Mortgage stress

Posted on Thursday, January 29, 2009 in Mortgage Stress

Mortgage StressIn January 2009, households in Mortgage stress fell 6% from December with 635,000 households in some degree of pain, compared with a peak of 900,000 in August 2008. Significantly there was a 15% fall in those facing a potential sale or foreclosure, thanks to the significant drop in interest rates, and the government payments in December. Young Families and First Time Buyers experienced significant reductions in stress. 161,000 households still are at risk of having to sell up or loose their homes.

Martin North, Managing Director, Fujitsu Consulting said “the research highlighted that for many cost of living concerns have dissipated thanks to falling rates and fuel prices. However, there is growing concern about the potential for rising unemployment to drive stress up again.” He further states, “Since July 2008, fear of unemployment has risen by 15%, the impact of poor investment returns by 12% and redundancy by 5%. In contrast 28% fewer households were being driven into stress by high interest rates and 11% fewer households were being impacted by high costs of living.”

Stress levels remain high amongst more affluent home owners, where the impact of falling investment returns and employment uncertainty are significant.

Mr North said “we expect unemployment to rise to 5% by July 2009, and to 7% by 2010. As a result, we are predicting that mortgage stress will begin to lift again with a rise to 929,000 households by July 2009, of which 302,000 will be in severe stress.
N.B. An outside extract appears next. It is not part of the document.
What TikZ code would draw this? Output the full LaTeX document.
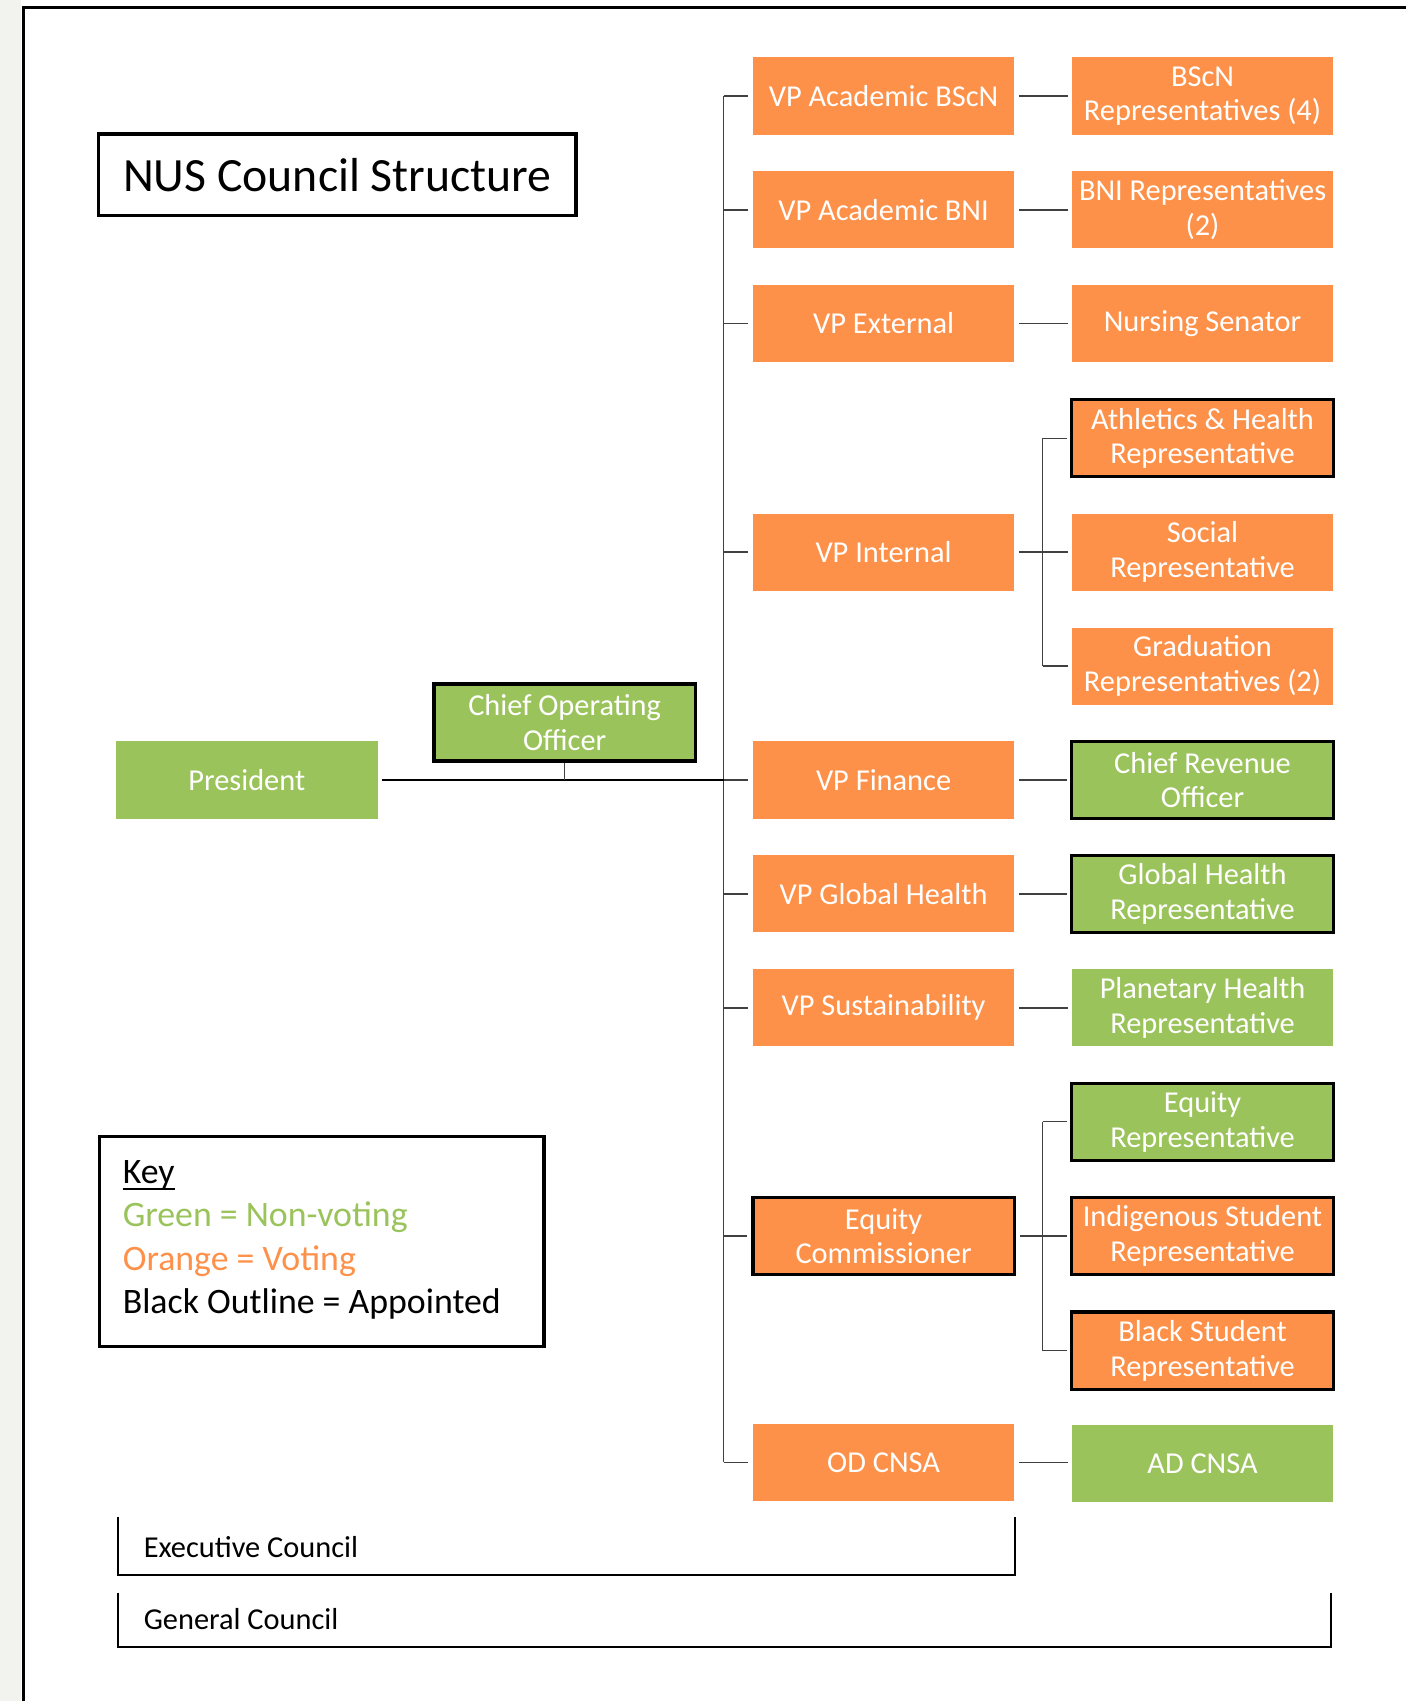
\documentclass[tikz,border=0pt]{standalone}
\usepackage{fontspec}
\setmainfont{Carlito}
\definecolor{org}{HTML}{FD9149}
\definecolor{grn}{HTML}{9BC35B}
\definecolor{conn}{HTML}{404040}
\definecolor{strip}{HTML}{F2F2EE}
\tikzset{
  box/.style={rectangle, minimum width=241pt, minimum height=71pt, inner sep=1pt,
    text=white, align=center, font=\fontsize{28}{32}\selectfont},
  obox/.style={box, fill=org},
  gbox/.style={box, fill=grn},
  appt/.style={draw=black, line width=3pt},
  link/.style={draw=conn, line width=1.4pt},
  blabel/.style={anchor=west, font=\fontsize{28}{32}\selectfont},
  keytxt/.style={anchor=base west, font=\fontsize{33}{38}\selectfont, inner sep=0pt}
}
\begin{document}
\begin{tikzpicture}[x=1pt,y=-1pt]
\useasboundingbox (0,0) rectangle (1296,1568);
\fill[white] (0,0) rectangle (1296,1568);
\fill[strip] (0,0) rectangle (19,1568);
\draw[line width=3pt] (22,1568) -- (22,7) -- (1296,7);

% title
\node[draw, line width=3pt, minimum width=440pt, minimum height=75pt, font=\fontsize{44}{50}\selectfont, inner sep=0pt] (title) at (311,161) {NUS Council Structure};

% left
\node[gbox] (pres) at (227.5,719) {President};
\node[gbox, appt] (coo) at (520.5,666) {Chief Operating\\Officer};

% VP column
\node[obox] (vpbscn) at (814.5,88.5) {VP Academic BScN};
\node[obox] (vpbni) at (814.5,193.5) {VP Academic BNI};
\node[obox] (vpext) at (814.5,298) {VP External};
\node[obox] (vpint) at (814.5,509) {VP Internal};
\node[obox] (vpfin) at (814.5,719) {VP Finance};
\node[obox] (vpgh) at (814.5,824) {VP Global Health};
\node[obox] (vpsus) at (814.5,929) {VP Sustainability};
\node[obox, appt] (eqcom) at (814.5,1139.5) {Equity\\Commissioner};
\node[obox] (odcnsa) at (814.5,1348) {OD CNSA};

% right column
\node[obox] (bscnrep) at (1108.5,88.5) {BScN\\Representatives (4)};
\node[obox] (bnirep) at (1108.5,193.5) {BNI Representatives\\(2)};
\node[obox] (senator) at (1108.5,298) {Nursing Senator};
\node[obox, appt] (athrep) at (1108.5,404) {Athletics \& Health\\Representative};
\node[obox] (socrep) at (1108.5,509) {Social\\Representative};
\node[obox] (gradrep) at (1108.5,614) {Graduation\\Representatives (2)};
\node[gbox, appt] (cro) at (1108.5,719) {Chief Revenue\\Officer};
\node[gbox, appt] (ghrep) at (1108.5,824) {Global Health\\Representative};
\node[gbox] (phrep) at (1108.5,929) {Planetary Health\\Representative};
\node[gbox, appt] (eqrep) at (1108.5,1034) {Equity\\Representative};
\node[obox, appt] (indrep) at (1108.5,1139.5) {Indigenous Student\\Representative};
\node[obox, appt] (blkrep) at (1108.5,1245) {Black Student\\Representative};
\node[gbox] (adcnsa) at (1108.5,1349) {AD CNSA};

% connectors
\coordinate (tk) at (667,0);
\coordinate (bx) at (961,0);
\draw[link] (vpbscn.west -| tk) -- (odcnsa.west -| tk);
\foreach \n in {vpbscn,vpbni,vpext,vpint,vpfin,vpgh,vpsus,eqcom,odcnsa}
  \draw[link, shorten >=4pt] (\n.west -| tk) -- (\n.west);
\draw[line width=2pt, shorten <=4pt] (pres.east) -- (pres.east -| tk);
\draw[link] (coo.south) -- (coo.south |- pres.east);

\draw[link, shorten <=4pt, shorten >=3pt] (vpbscn.east) -- (bscnrep.west);
\draw[link, shorten <=4pt, shorten >=3pt] (vpbni.east) -- (bnirep.west);
\draw[link, shorten <=4pt, shorten >=3pt] (vpext.east) -- (senator.west);
\draw[link, shorten <=4pt, shorten >=3pt] (vpfin.east) -- (cro.west);
\draw[link, shorten <=4pt, shorten >=3pt] (vpgh.east) -- (ghrep.west);
\draw[link, shorten <=4pt, shorten >=3pt] (vpsus.east) -- (phrep.west);
\draw[link, shorten <=4pt, shorten >=3pt] (odcnsa.east) -- (odcnsa.east -| adcnsa.west);

\draw[link, shorten <=4pt] (vpint.east) -- (vpint.east -| bx);
\draw[link] (athrep.west -| bx) -- (gradrep.west -| bx);
\foreach \n in {athrep,socrep,gradrep}
  \draw[link, shorten >=3pt] (\n.west -| bx) -- (\n.west);

\draw[link, shorten <=4pt] (eqcom.east) -- (eqcom.east -| bx);
\draw[link] (eqrep.west -| bx) -- (blkrep.west -| bx);
\foreach \n in {eqrep,indrep,blkrep}
  \draw[link, shorten >=3pt] (\n.west -| bx) -- (\n.west);

% key
\node[draw, line width=3pt, minimum width=410pt, minimum height=194pt, anchor=north west, inner sep=0pt] (keybox) at (90,1046) {};
\node[keytxt] (keyt) at (113,1091) {Key};
\draw[line width=1.6pt] ([yshift=-5pt]keyt.base west) -- ([yshift=-5pt]keyt.base east);
\node[keytxt, text=grn] (keyg) at (113,1131) {Green = Non-voting};
\node[keytxt, text=org] (keyo) at (113,1171) {Orange = Voting};
\node[keytxt] (keyb) at (113,1211) {Black Outline = Appointed};

% councils
\draw[line width=2pt] (109,1398) -- (109,1452) -- (936,1452) -- (936,1398);
\node[blabel] (exec) at (129,1426) {Executive Council};
\draw[line width=2pt] (109,1468) -- (109,1518) -- (1227,1518) -- (1227,1468);
\node[blabel] (gen) at (129,1492) {General Council};
\end{tikzpicture}
\end{document}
This will more than offset any upside offered by the increased First Time Buyers grants or further rate cutes and we expect to see house prices drift lower over the coming months.”

The impact of the cash payments which were made in December was the subject of specific research this month. The payments were targeted at specific groups of Australian families. Overall 23% of households used the money to buy necessities, 16% spent the money on luxuries, 18% repaid debt and 43% saved the payment as a hedge against future stress and unemployment. “Whist the payments made a significant different to some less well off families, it does not appear to have provided any sustained economic stimulation” Mr North said. “Many are concerned about what’s going to happen over the next few months, so put the money straight into the bank”. The next Stress-O-Meter release will be end February 2009.